My Aunt (has 2 kids and works in a pre-school):

"Yes there usually can be a regression especially if she's under 3yrs. Some time potty training starts out fun, things go well for awhile and then something like her dad going away can start upset. I see just about every trick that has been applied. I suggest a back off. As Ellie shows it’s no big deal to wet her pants, then maybe mom should do the same also. At least until Ellie adjusts to dad being gone. Once you get into a battle of wills you'll get a major setback… I would suggest continuing to take her to the potty, making no big deal. When she starts to get back into potty training reward her again. Just consider it’s like starting all over. And make no big deal except when she does go potty on the potty. Hope I have helped.

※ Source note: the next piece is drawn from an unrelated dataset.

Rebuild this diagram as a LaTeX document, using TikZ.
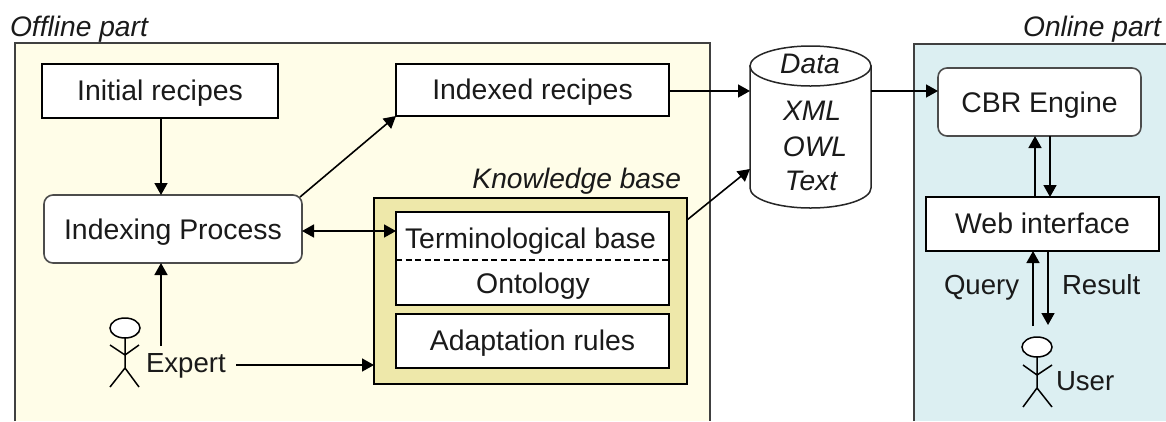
\documentclass[tikz,border=0pt]{standalone}
\usepackage{fontspec}
\setmainfont{Liberation Sans}
\usetikzlibrary{arrows.meta,calc,shapes.geometric}
\definecolor{offbg}{HTML}{FFFDE8}
\definecolor{onbg}{HTML}{DCEFF2}
\definecolor{kbbg}{HTML}{EEE8AA}
\definecolor{ink}{HTML}{1A1A1A}
\tikzset{
  x=1pt,y=-1pt,
  every node/.style={font=\fontsize{28.4}{30}\selectfont,text=ink,inner sep=0pt,outer sep=0pt},
  box/.style={draw=black,line width=1.5pt,fill=white,minimum width=#1,text height=20pt,text depth=1pt},
  box/.default=273,
  rbox/.style={draw=black!70,line width=1.6pt,fill=white,rounded corners=9pt,text height=20pt,text depth=0pt},
  lab/.style={font=\fontsize{28.2}{30}\selectfont\itshape},
  small/.style={font=\fontsize{27.6}{30}\selectfont},
  arr/.style={line width=1.6pt,-{Triangle[length=12pt,width=13pt]}},
  darr/.style={line width=1.6pt,{Triangle[length=12pt,width=13pt]}-{Triangle[length=12pt,width=13pt]}},
  panelline/.style={line width=1.5pt,draw=black!75},
  stick/.style={line width=1.5pt,draw=black},
  headshape/.style={draw=black,line width=1.5pt,fill=white,ellipse,minimum width=30,minimum height=20},
}
\begin{document}
\begin{tikzpicture}
\useasboundingbox (0,0) rectangle (1166,421);
% panels
\node[fill=offbg,minimum width=695,minimum height=378,anchor=north west] (offp) at (15,43) {};
\node[fill=onbg,minimum width=252,minimum height=377,anchor=north west] (onp) at (914,44) {};
\draw[panelline] (offp.south west) -- (offp.north west) -- (offp.north east) -- (offp.south east);
\draw[panelline] (onp.south west) -- (onp.north west) -- (onp.north east);
\node[lab,anchor=base west] (offl) at (10,36) {Offline part};
\node[lab,anchor=base east] (onl) at (1161,36.5) {Online part};
% knowledge base
\node[lab,anchor=base east] (kbl) at (681,188) {Knowledge base};
\node[draw=black,line width=1.5pt,fill=kbbg,minimum width=313,minimum height=186,anchor=north west] (kb) at (374,198) {};
\node[box,minimum height=93,anchor=north west] (term) at (396,212) {};
\node[anchor=base] (termt) at (530.5,248) {Terminological base};
\node[anchor=base] (onto) at (533,293) {Ontology};
\draw[dashed,line width=1.2pt,dash pattern=on 6pt off 3.5pt] (term.west |- 0,260) coordinate (dl) -- (term.east |- 0,260) coordinate (dr);
\node[box,minimum height=54,anchor=north west] (adapt) at (396,314) {Adaptation rules};
% boxes
\node[box=236,minimum height=54,anchor=north west] (init) at (42,64) {Initial recipes};
\node[box,minimum height=52,anchor=north west] (indexed) at (396,64) {Indexed recipes};
\node[rbox,minimum width=258,minimum height=68,anchor=north west] (proc) at (44,195) {Indexing Process};
\node[rbox,minimum width=203,minimum height=68,anchor=north west] (cbr) at (938,68) {CBR Engine};
\node[box=233,minimum height=54,anchor=north west] (web) at (926,197) {Web interface};
% data cylinder
\node[minimum width=121,minimum height=122,anchor=north west] (cyl) at (750,66) {};
\draw[black!85,line width=1.5pt,fill=white] (cyl.north west) -- (cyl.south west) arc[start angle=180,end angle=360,x radius=60.5pt,y radius=20pt] -- (cyl.north east) -- cycle;
\node[draw=black!85,line width=1.5pt,fill=white,ellipse,minimum width=121,minimum height=40] (ctop) at (cyl.north) {};
\node[lab,anchor=base] (data) at (810,73) {Data};
\node[lab,anchor=base] (xml) at (812,120.5) {XML};
\node[lab,anchor=base] (owl) at (815,156.5) {OWL};
\node[lab,anchor=base] (text) at (811,190.5) {Text};
% expert
\node[headshape] (ehead) at (125,328) {};
\coordinate (ehip) at (125,368);
\draw[stick] (ehead.south) -- (ehip) -- (110,387) (ehip) -- (139,387) (110,345) -- (125,355) -- (139,345);
\node[small,anchor=base west] (expert) at (146,372) {Expert};
% user
\node[headshape] (uhead) at (1037,347) {};
\coordinate (uhip) at (1037,388);
\draw[stick] (uhead.south) -- (uhip) -- (1023,407) (uhip) -- (1052,407) (1023,365) -- (1037,375) -- (1052,365);
\node[small,anchor=base west] (user) at (1056,390) {User};
\node[small,anchor=base west] (query) at (944,294) {Query};
\node[small,anchor=base west] (result) at (1062,294) {Result};
% connectors
\draw[arr] (init.south -| 161,0) -- (proc.north -| 161,0);
\coordinate (p1) at ($(proc.north east)+(-2,2)$);
\draw[arr] (p1) -- (indexed.south west);
\draw[darr] (proc.east |- 0,231) -- (term.west |- 0,231);
\coordinate (e1) at (161,346);
\draw[arr] (e1) -- (proc.south -| e1);
\coordinate (e2) at (236,365);
\draw[arr] (e2) -- (kb.west |- e2);
\draw[arr] (indexed.east |- 0,91) -- (cyl.west |- 0,91);
\coordinate (k1) at (kb.east |- 0,220);
\coordinate (c1) at (cyl.west |- 0,169);
\draw[arr] (k1) -- (c1);
\draw[arr] (cyl.east |- 0,91) -- (cbr.west |- 0,91);
\draw[arr] (web.north -| 1035,0) -- (cbr.south -| 1035,0);
\draw[arr] (cbr.south -| 1050,0) -- (web.north -| 1050,0);
\coordinate (u1) at (1033,326);
\coordinate (u2) at (1048,325);
\draw[arr] (u1) -- (web.south -| u1);
\draw[arr] (web.south -| u2) -- (u2);
\end{tikzpicture}
\end{document}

Sounds like Ellie just needs time to adjust. I know this is might be hard for moms but little guys are all about themselves at her age and she can't understand mom might be stressed too. Good luck and I hope this stage doesn't last long."

Sorry it is long, but I hope it can help...


Jessica :)

erin sheely said...

for the love! i'm sooo sorry tiffany! that must be incredibly frustrating. seeing as how i havent' even bothered to try to potty train emma yet...i have no helpful advice. i just want you to know that i'm thinking about you!